The political leader of the Congress of the People (COP), Prakash Ramadhar, said the time has come to revisit the country’s constitution so that future generations will be able to successfully confront the challenges ahead.
"As a growing democracy 36 years later, there is need to revisit the Constitution, with the expressed intent of deepening our democratic systems as we aim to move rapidly towards developed-nation governance," he said.
He said while this country has accomplished much in the 50 years of being an independent nation, there was still a lot more to be done and our constitution actually provides us with the ability to chart our own destiny.
"An immediate revision of our Constitution facilitating a higher level of participatory governance, among other objectives, is very timely. Government of the people, by the people, for the people must be practised at the widest possible level," he said.
"Our political leadership is well advised to move away from raw electoral politics in favour of a system of progressive democracy, where values such as trust, honesty, accountability, transparency, mutual respect honour, and dignity are the norms."
The Movement for Social Justice (MSJ), which left the coalition government earlier this year, has also backed called for a review of the constitution, noting “indeed, what we have seen in the last two weeks is a level of disrespect to the people of this country that should never be allowed to be repeated.

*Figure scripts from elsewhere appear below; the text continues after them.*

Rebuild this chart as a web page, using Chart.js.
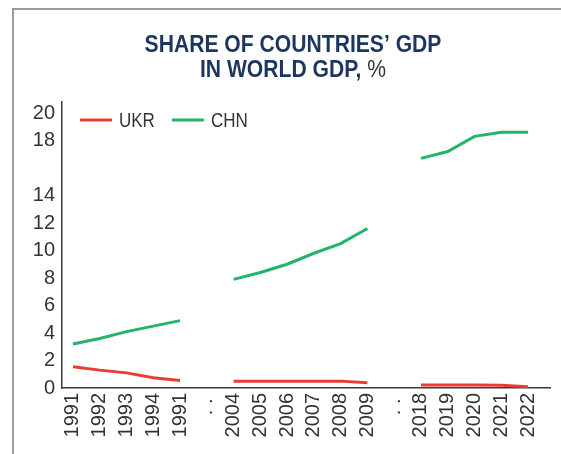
<!DOCTYPE html>
<html>
<head>
<meta charset="utf-8">
<script src="https://cdn.jsdelivr.net/npm/chart.js@4.4.1/dist/chart.umd.min.js"></script>
<style>
  html, body { margin: 0; padding: 0; background: #ffffff; }
  #wrap { position: relative; width: 561px; height: 454px; }
</style>
</head>
<body>
<div id="wrap"><canvas id="c" width="561" height="454"></canvas></div>
<script>
// ---- data ----
const categories = ['1991', '1992', '1993', '1994', '1991', '. . ', '2004', '2005', '2006', '2007', '2008', '2009', '. . ', '2018', '2019', '2020', '2021', '2022'];
const ukrValues = [1.55, 1.3, 1.1, 0.75, 0.55, null, 0.5, 0.5, 0.5, 0.5, 0.5, 0.38, null, 0.22, 0.22, 0.22, 0.2, 0.1];
const chnValues = [3.2, 3.6, 4.1, 4.5, 4.9, null, 7.9, 8.4, 9.0, 9.8, 10.5, 11.6, null, 16.7, 17.2, 18.3, 18.6, 18.6];
const yTickValues = [0, 2, 4, 6, 8, 10, 12, 14, 18, 20];
const seriesNames = ['UKR', 'CHN'];
const titleLine1 = 'SHARE OF COUNTRIES\u2019 GDP';
const titleLine2 = 'IN WORLD GDP,';
const titleUnit = '%';

const FONT = "'Liberation Sans Narrow', 'Liberation Sans', sans-serif";
const RED = '#ec3b35';
const GREEN = '#25b36c';
const NAVY = '#1d355f';
const TEXT = '#333333';

const toPoints = arr => arr.map((v, i) => ({ x: i, y: v }));

const framePlugin = {
  id: 'frame',
  beforeDraw(chart) {
    const ctx = chart.ctx;
    ctx.save();
    ctx.strokeStyle = '#9c9c9c';
    ctx.lineWidth = 2;
    ctx.beginPath();
    ctx.moveTo(13, chart.height);
    ctx.lineTo(13, 9);
    ctx.lineTo(chart.width, 9);
    ctx.stroke();
    ctx.restore();
  }
};

// condensed drawing helper (horizontal squeeze to mimic a narrow face)
function squeezedText(ctx, text, x, y, sx) {
  ctx.save();
  ctx.translate(x, y);
  ctx.scale(sx, 1);
  ctx.fillText(text, 0, 0);
  ctx.restore();
}

const titlePlugin = {
  id: 'customTitle',
  afterDraw(chart) {
    const ctx = chart.ctx;
    const sx = 0.88;
    const cx = 293;
    ctx.save();
    ctx.textBaseline = 'alphabetic';
    ctx.textAlign = 'left';
    ctx.fillStyle = NAVY;
    ctx.font = "bold 24px " + FONT;
    const w0 = ctx.measureText(titleLine1).width * sx;
    squeezedText(ctx, titleLine1, cx - w0 / 2, 52, sx);
    const w1 = ctx.measureText(titleLine2 + ' ').width * sx;
    ctx.font = "24px " + FONT;
    const w2 = ctx.measureText(titleUnit).width * sx;
    const start = cx - (w1 + w2) / 2;
    ctx.font = "bold 24px " + FONT;
    squeezedText(ctx, titleLine2 + ' ', start, 77, sx);
    ctx.font = "24px " + FONT;
    ctx.fillStyle = TEXT;
    squeezedText(ctx, titleUnit, start + w1, 77, sx);
    ctx.restore();
  }
};

const legendPlugin = {
  id: 'customLegend',
  afterDraw(chart) {
    const ctx = chart.ctx;
    const sx = 0.85;
    ctx.save();
    ctx.font = "20px " + FONT;
    ctx.textBaseline = 'middle';
    ctx.textAlign = 'left';
    let x = 80;
    const y = 120;
    chart.data.datasets.forEach(ds => {
      ctx.strokeStyle = ds.borderColor;
      ctx.lineWidth = 3;
      ctx.beginPath();
      ctx.moveTo(x, y);
      ctx.lineTo(x + 32, y);
      ctx.stroke();
      ctx.fillStyle = TEXT;
      squeezedText(ctx, ds.label, x + 39, y + 1, sx);
      x += 39 + ctx.measureText(ds.label).width * sx + 17;
    });
    ctx.restore();
  }
};

new Chart(document.getElementById('c'), {
  type: 'line',
  data: {
    datasets: [
      { label: seriesNames[0], data: toPoints(ukrValues), borderColor: RED, backgroundColor: RED, borderWidth: 3, pointRadius: 0, tension: 0, spanGaps: false },
      { label: seriesNames[1], data: toPoints(chnValues), borderColor: GREEN, backgroundColor: GREEN, borderWidth: 3, pointRadius: 0, tension: 0, spanGaps: false }
    ]
  },
  options: {
    responsive: false,
    animation: false,
    events: [],
    layout: { padding: { top: 102, left: 0, right: 11, bottom: 0 } },
    plugins: {
      legend: { display: false },
      title: { display: false },
      tooltip: { enabled: false }
    },
    scales: {
      x: {
        type: 'linear',
        min: -0.41,
        max: 17.82,
        grid: { display: false, drawTicks: false },
        border: { display: true, color: '#3c3c3c', width: 1.5 },
        afterBuildTicks(scale) { scale.ticks = categories.map((_, i) => ({ value: i })); },
        afterFit(scale) { scale.height = 66; },
        ticks: {
          autoSkip: false,
          minRotation: 90,
          maxRotation: 90,
          padding: 5,
          color: TEXT,
          font: { family: FONT, size: 20 },
          callback: (v) => categories[v] ?? ''
        }
      },
      y: {
        type: 'linear',
        min: 0,
        max: 20.8,
        grid: { display: false, drawTicks: false },
        border: { display: true, color: '#3c3c3c', width: 1.5 },
        afterBuildTicks(scale) { scale.ticks = yTickValues.map(v => ({ value: v })); },
        afterFit(scale) { scale.width = 62; },
        ticks: {
          padding: 7,
          color: TEXT,
          font: { family: FONT, size: 20 },
          callback: (v) => String(v)
        }
      }
    }
  },
  plugins: [framePlugin, titlePlugin, legendPlugin]
});
</script>
</body>
</html>
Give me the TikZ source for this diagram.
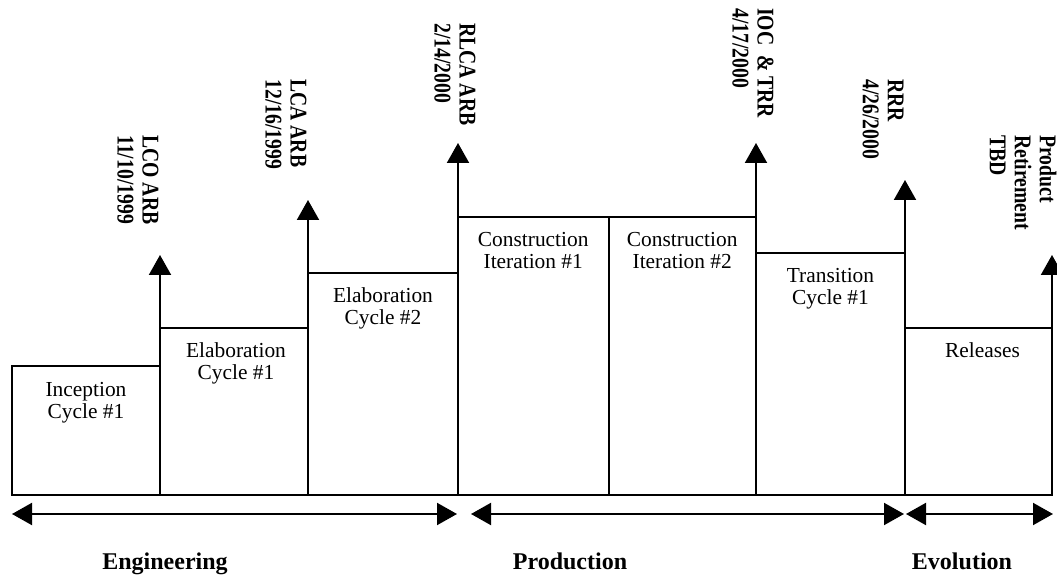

“We refer to comments such as “time to move on”, “it’s a 10en day wonder” and “one hundred thousand people could march and that wouldn’t change our position” – all of which were made by sitting members of the Cabinet in response to the outcry over the infamous Section 34.
“Governments, elected by the people, need to remember that they are at all times accountable to the people. They are in positions of responsibility because citizens placed them there and therefore they are not governing in isolation, but are really trustees who manage the nation’s affairs for and on behalf of the citizenry.”
The MSJ said “the level of arrogance that we are witnessing today, is what, back in 2009, generated the push for The People's Democracy.
“We reiterate that now is the time for the people to call for more accountability from those in Government. For the MSJ, there is strong evidence that the crisis of governance and the level of injustice in the system are sending the country into a downward spiral of social disintegration. In this regard, our collective silence will have disastrous consequences for our Republic.”